The purpose of PDDNOS assessment is twofold: to gather information to formulate an accurate diagnosis and to provide information that will form the basis of an appropriate intervention plan for the individual child and family. Assessment of PDDNOS usually includes the following elements:
Medical assessment. The medical evaluation should include a thorough birth, developmental, medical, and family history, and a full physical and neurological examination. Not all children with PDDNOS require laboratory tests such as a chromosome study, including a test for Fragile X, an EEG (which measures the brain's electrical activity), or a brain scan such as MRI (an X-ray that gives a picture of the brain's anatomy). The primary care physician determines if these are needed. Although the cause of PDDNOS is generally unknown, the physician may discuss some medical conditions that do not cause PDDNOS but tend to be found in such children-- for example, seizure disorder. Associated conditions can cause or worsen a child's problems.
Interviews with the parents, child, and child's teacher. A child with PDDNOS may exhibit different abilities and behaviors in different settings or situations. Parents and teachers can provide information about behaviors not observed during the formal testing sessions.
Behavior rating scales. Checklists of possible problems should be completed by parents or caretakers familiar with the child. Many diagnosticians use the checklist for autism. However, no scale has yet been developed specifically to determine the diagnosis of PDDNOS.
Direct behavioral observations. The child's behavior is recorded as it happens, and assessment results are often graphed to aid interpretation. This type of assessment can be carried out either in an artificial situation (e.g., a child taking an intelligence test) or in a natural situation (e.g., a child's home or classroom).

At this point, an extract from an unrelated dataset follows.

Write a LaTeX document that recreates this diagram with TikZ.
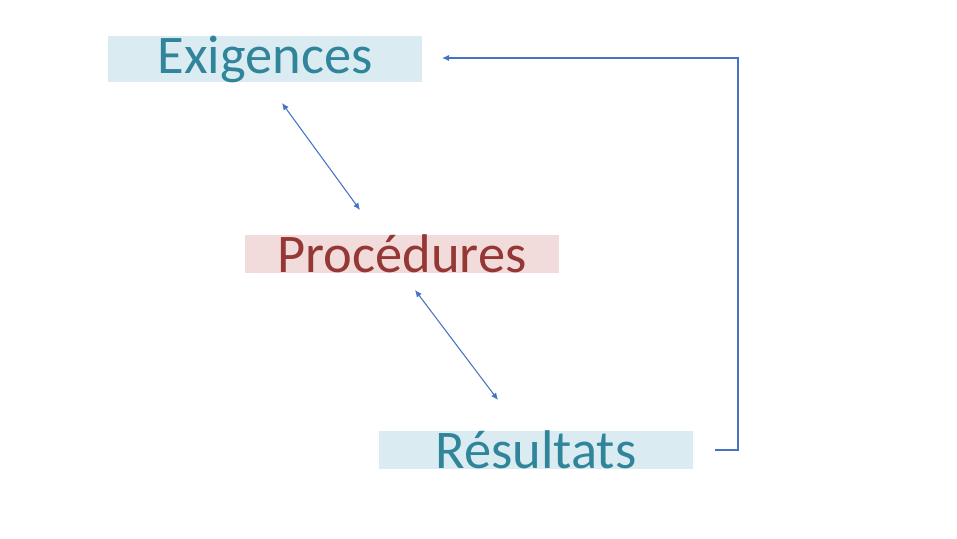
\documentclass[tikz,border=0pt]{standalone}
\usepackage{fontspec}
\setmainfont{Carlito}
\usetikzlibrary{arrows.meta}

\definecolor{tealtext}{RGB}{49,133,155}
\definecolor{redtext}{RGB}{149,55,53}
\definecolor{tealbox}{RGB}{218,236,241}
\definecolor{redbox}{RGB}{242,219,219}
\definecolor{linkblue}{RGB}{68,114,196}

\tikzset{
  label box/.style={inner sep=0pt, minimum width=6.3cm, minimum height=0.76cm, font=\fontsize{31}{31}\selectfont},
  teal label/.style={label box, fill=tealbox, text=tealtext},
  red label/.style={label box, fill=redbox, text=redtext},
  link/.style={draw=linkblue, line width=0.6pt, {Latex[length=4pt,width=3.5pt]}-{Latex[length=4pt,width=3.5pt]}},
  feedback/.style={draw=linkblue, line width=0.6pt, -{Latex[length=4pt,width=3.5pt]}}
}

\begin{document}
\begin{tikzpicture}[x=0.02cm,y=-0.02cm]

\useasboundingbox[fill=white] (0,0) rectangle (957,538);

% Labels

\node[teal label] (exig) at (265,59) {Exigences};
\node[red label] (proc) at (402,254) {Procédures};
\node[teal label] (resu) at (536,450) {Résultats};

% Links

\coordinate (e_out) at (282,103);
\coordinate (p_in) at (360,210);
\coordinate (p_out) at (415,290);
\coordinate (r_in) at (498,400);
\draw[link] (e_out) -- (p_in);
\draw[link] (p_out) -- (r_in);

% Feedback loop

\coordinate (r_end) at (715,450);
\coordinate (e_end) at (442,58);
\draw[feedback] (r_end) -- (738,450) -- (738,58) -- (e_end);

\end{tikzpicture}
\end{document}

Psychological assessment. The psychologist uses standardized instruments to evaluate the child's cognitive, social, emotional, behavioral, and adaptive functioning. Parents learn in which areas of development their child exhibits delays.
Educational assessment. Both formal assessment (such as the use of standardized tests) and informal assessment (such as direct observation and interviewing the parents) should be used to evaluate the child on the following points:
- pre academic skills (e.g., shape and letter naming),
- academic skills (e.g., reading and arithmetic),
- daily living skills (e.g., toileting, dressing, eating), and
- learning style and problem-solving approaches.
Communication assessment. Formal testing, observational assessment, and interviewing the child's parents are all useful strategies for assessing communication skills. It is important to assess a range of communication skills, including the child's interest in communication, why (for what purpose) the child communicates, the content and context of the communication, how the child communicates (including facial expression, posture, gestures, etc.), and how well the child understands when others communicate with him or her. Assessment results should be used when designing a communication program for the child. This may incorporate one or more alternative forms to spoken communication, such as sign language and/or using a communication board (i.e., pointing to pictures to express oneself).
Occupational assessment. An occupational therapist may evaluate the child to determine the nature of his or her sensory integrative functioning: how the child's different senses- hearing, sight, taste, smell, touch-- work together. Standardized tools are used to assess fine motor skills (such as using fingers to pick up small objects), gross motor skills (such as running and jumping), whether the child is right or left handed, and various visual skills (such as depth perception).